Dont believe the hype
Don`t believe the hype
Stephen M. Hardy
Editor in Chief
This month, I am writing to you from the National Fiber Optic Engineers Conference. It`s the second day of the event and I`m holed up here in my hotel room, waiting for my hearing to return. My problem? Like a lot of other folks here in Orlando, FL--and in the fiber-optics industry everywhere--the concussion caused by the collapse of the Tellabs-Ciena merger has left a ringing in my ears that undoubtedly will take a while to clear.
By now, you`ve probably seen and heard enough about what happened--unless, of course, you`re one of those conspiracy fanatics who can amuse themselves endlessly with speculation about some nefarious plot between AT&T and Lucent for the purpose of world domination. (And if you are one of these people, you may as well move on; you`ll find nothing to fuel your speculative fires here.)
Between mid-September and the time you read this, you may have drawn your own conclusions about the situation. I`ve reached one conclusion here in the immediate aftermath, as I wait for the Emergency Broadcast System signal in my head to go away: It might be useful for both the fiber-optic industry in general and those Wall Street financiers in particular, who put Ciena on a pedestal and then pulled them off, to take advantage of this period of disaster-induced deafness to make a clear-eyed examination of our market. It`s time to separate our prosperous reality from the unrealistic expectations this reality may foster. In other words, now that we can no longer hear the hype, let`s remind ourselves of what really is before us.
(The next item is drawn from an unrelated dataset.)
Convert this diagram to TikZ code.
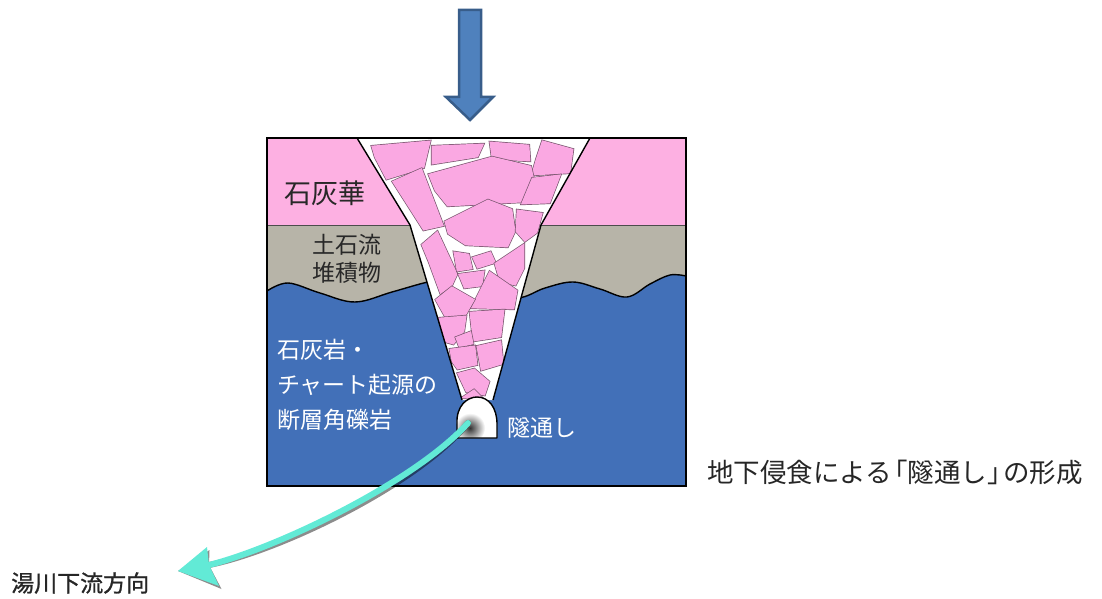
\documentclass[tikz,border=0pt]{standalone}
\usepackage{fontspec}
\newfontfamily\jp{Noto Sans CJK JP}
\newfontfamily\jpheavy[FakeBold=1]{Noto Sans CJK JP}
\definecolor{travpink}{RGB}{253,176,226}
\definecolor{fragpink}{RGB}{250,168,226}
\definecolor{fragedge}{RGB}{120,85,110}
\definecolor{debrisgray}{RGB}{183,180,168}
\definecolor{rockblue}{RGB}{66,112,184}
\definecolor{arrowfill}{RGB}{79,129,189}
\definecolor{arrowedge}{RGB}{56,93,138}
\definecolor{flowcyan}{RGB}{98,234,214}
\definecolor{inkdark}{RGB}{40,40,40}
\tikzset{
  outline/.style={draw=black, line width=1.4, line join=round},
  jplabel/.style={anchor=west, inner sep=0pt, align=left},
  flowline/.style={line width=6, line cap=round},
}
% a breccia block: thin dark rim round a pink polygon, grown slightly outward
\newcommand\brecciablock[1]{%
  \path[draw=fragedge, line width=4.2, line join=miter] #1;
  \path[fill=fragpink, draw=fragpink, line width=2.8, line join=miter] #1;}
% outflow arrow: curved shaft plus a notched head
\newcommand\outflowarrow[1]{%
  \draw[flowline, draw=#1] (mouth) .. controls (415,482) and (277,548) .. (headbase);
  \fill[#1] (flowtip) -- (207,547) -- (headbase) -- (219,586) -- cycle;}
\begin{document}
\begin{tikzpicture}[x=1pt, y=-1pt]
\useasboundingbox (0,0) rectangle (1102,599);

% --- strata ---------------------------------------------------------
\fill[debrisgray] (267,225) rectangle (686,486);
\fill[rockblue] plot[smooth, tension=0.6] coordinates {(267,291) (288,283) (320,293) (355,302) (392,292) (428,282) (445,281) (480,290) (517,298) (545,288) (573,282) (600,289) (627,297) (650,284) (670,275) (686,276)}
  -- (686,486) -- (267,486) -- cycle;
\fill[travpink] (267,138) rectangle (686,225);
\draw[draw=black!70, line width=0.8] (267,225) -- (686,225);
\draw[outline] plot[smooth, tension=0.6] coordinates {(267,291) (288,283) (320,293) (355,302) (392,292) (428,282) (445,281) (480,290) (517,298) (545,288) (573,282) (600,289) (627,297) (650,284) (670,275) (686,276)};

% --- collapse funnel -------------------------------------------------
\fill[white] (357,138) -- (410,225) -- (462,400) -- (493,400) -- (541,225) -- (590,138) -- cycle;

% breccia blocks, kept inside the funnel
\begin{scope}
\clip (357,138) -- (410,225) -- (462,400) -- (493,400) -- (541,225) -- (590,138) -- cycle;
\brecciablock{(373,147) -- (429,142) -- (423,167) -- (387,178) -- (376,157) -- cycle}
\brecciablock{(394,182) -- (421,170) -- (442,225) -- (424,229) -- cycle}
\brecciablock{(433,147) -- (482,145) -- (477,156) -- (433,163) -- cycle}
\brecciablock{(491,143) -- (528,146) -- (529,160) -- (493,158) -- cycle}
\brecciablock{(543,142) -- (572,150) -- (569,172) -- (533,174) -- (537,160) -- cycle}
\brecciablock{(430,175) -- (492,158) -- (530,167) -- (533,180) -- (523,201) -- (448,205) -- (436,190) -- cycle}
\brecciablock{(533,179) -- (559,176) -- (549,202) -- (523,203) -- cycle}
\brecciablock{(446,222) -- (488,201) -- (511,210) -- (514,231) -- (507,246) -- (466,244) -- (449,233) -- cycle}
\brecciablock{(518,211) -- (541,214) -- (536,232) -- (525,240) -- (517,231) -- cycle}
\brecciablock{(423,245) -- (437,233) -- (456,274) -- (451,285) -- (441,292) -- (430,262) -- cycle}
\brecciablock{(455,253) -- (468,255) -- (471,268) -- (458,270) -- cycle}
\brecciablock{(474,258) -- (490,253) -- (494,262) -- (478,267) -- cycle}
\brecciablock{(496,264) -- (523,246) -- (523,268) -- (515,284) -- (501,281) -- cycle}
\brecciablock{(460,275) -- (483,272) -- (481,285) -- (465,287) -- cycle}
\brecciablock{(473,307) -- (490,273) -- (516,291) -- (513,308) -- cycle}
\brecciablock{(437,300) -- (452,288) -- (473,300) -- (465,314) -- (446,316) -- cycle}
\brecciablock{(440,319) -- (465,317) -- (463,331) -- (453,343) -- (446,341) -- cycle}
\brecciablock{(471,313) -- (503,311) -- (500,336) -- (474,340) -- cycle}
\brecciablock{(457,338) -- (470,333) -- (472,343) -- (460,346) -- cycle}
\brecciablock{(451,350) -- (474,347) -- (476,364) -- (458,368) -- (453,361) -- cycle}
\brecciablock{(478,347) -- (500,342) -- (502,363) -- (482,369) -- cycle}
\brecciablock{(459,374) -- (474,370) -- (488,382) -- (484,394) -- (467,391) -- cycle}
\brecciablock{(465,397) -- (474,391) -- (481,398) -- cycle}
\end{scope}
\draw[outline] (357,138) -- (410,225) -- (462,400);
\draw[outline] (493,400) -- (541,225) -- (590,138);

% --- tunnel ------------------------------------------------------------
\path[fill=white] (457,438) -- (457,424) .. controls (456,406) and (467,397) .. (477,397)
  .. controls (489,397) and (497,408) .. (497,424) -- (497,438) -- cycle;
\begin{scope}
  \clip (457,438) -- (457,424) .. controls (456,406) and (467,397) .. (477,397)
    .. controls (489,397) and (497,408) .. (497,424) -- (497,438) -- cycle;
  \shade[inner color=black!80, outer color=white] (470,428) circle (15);
\end{scope}
\draw[outline] (457,438) -- (457,424) .. controls (456,406) and (467,397) .. (477,397)
  .. controls (489,397) and (497,408) .. (497,424) -- (497,438) -- cycle;

% section frame
\draw[draw=black, line width=1.5] (267,138) rectangle (686,486);

% --- labels ------------------------------------------------------------
\node[jplabel, text=inkdark, font=\jp\fontsize{27}{30}\selectfont] (travertine) at (284,193) {石灰華};
\node[jplabel, text=inkdark, font=\jp\fontsize{23}{28}\selectfont] (debris) at (312,259) {土石流\\堆積物};
\node[jplabel, text=white, font=\jp\fontsize{23}{35}\selectfont] (breccia) at (277,385) {石灰岩・\\チャート起源の\\断層角礫岩};
\node[jplabel, text=white, font=\jp\fontsize{23}{28}\selectfont] (tunnellabel) at (507,428) {隧通し};
\node[jplabel, text=black!85, font=\jp\fontsize{26.5}{30}\selectfont] (caption) at (707,472) {地下侵食による\kern-0.4em「隧通し」\kern-0.4emの形成};
\node[jplabel, text=black!85, font=\jpheavy\fontsize{23}{28}\selectfont] (downstream) at (11,583) {湯川下流方向};

% --- downward arrow ----------------------------------------------------
\path[fill=arrowfill, draw=arrowedge, line width=2.5, line join=miter]
  (459,10) -- (481,10) -- (481,97) -- (493,97) -- (470,120) -- (446,97) -- (459,97) -- cycle;

% --- outflow arrow -----------------------------------------------------
\coordinate (mouth) at (468,423);
\coordinate (headbase) at (209,565);
\coordinate (flowtip) at (178,571);
\begin{scope}[transparency group, opacity=0.45, shift={(2.5,3)}]
  \outflowarrow{black}
\end{scope}
\outflowarrow{flowcyan}
\end{tikzpicture}
\end{document}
The Ciena situation clearly demonstrates the need for such an exercise. Like fiber optics as a whole, Ciena`s commercialization of WDM a few years ago was the right technology at the right time. And again like fiber optics as a whole, the company`s success attracted significant attention from Wall Street--in hindsight, at least in Ciena`s case, undoubtedly too much attention. Ciena is a good company with a good product line. But somehow the Wall Street traders who had bid the company`s stock to its former stratospheric levels failed to notice that while Ciena was the first to make a splash with WDM, it wasn`t the only firm working with that technology. And even with the company`s relatively big head start on its potential competitors, Ciena`s customer base consisted mainly of a small handful of major accounts. I can understand hailing Ciena as a WDM pioneer; I can`t understand the hype that sometimes made it appear to be the Microsoft of the fiber-optics world.
But I guess I do understand why the hype balloon deflated so suddenly. If you had ignored the market realities I`ve just mentioned, you too would have been surprised when Ciena "suddenly" attracted major competition that--horrors--actually stole a customer or two from them. And of course, the pack mentality that had everyone pushing Ciena upwards suddenly started running in the other direction, as if the company were never going to win another major contract again. I guess an adage for this mentality might be "once short-sighted, always short-sighted."
But the fiber-optics industry in general can`t afford to have similar short-sightedness affect the reputation of the technology or its perceived value to its users. Right now, we`re the high-bandwidth pioneers, poised to be the first to inhabit the capacity frontier. Rightly, fiber optics is being lauded for the efficiency with which it fulfills high-speed, high-capacity requirements. It justifiably is being considered for other applications where such requirements may be expected in the future. But there are competitors on the horizon, such as satellite communications and LMDS, which will battle fiber for dominance in both existing and potential future applications.
Thus, fiber can`t afford to get caught up in its own hype. Ciena`s roller-coaster ride shows that the short-term benefits of unrealistic expectations can be far outweighed by disastrous long-term effects. As happened with Ciena, there will be some competition that fiber will lose to other alternatives. The technology is strong enough to continue to prosper in such an environment as long as it controls the hype that now surrounds it. Fiber must remain more than "the flavor of the month"--for the flavor of the month changes 12 times a year.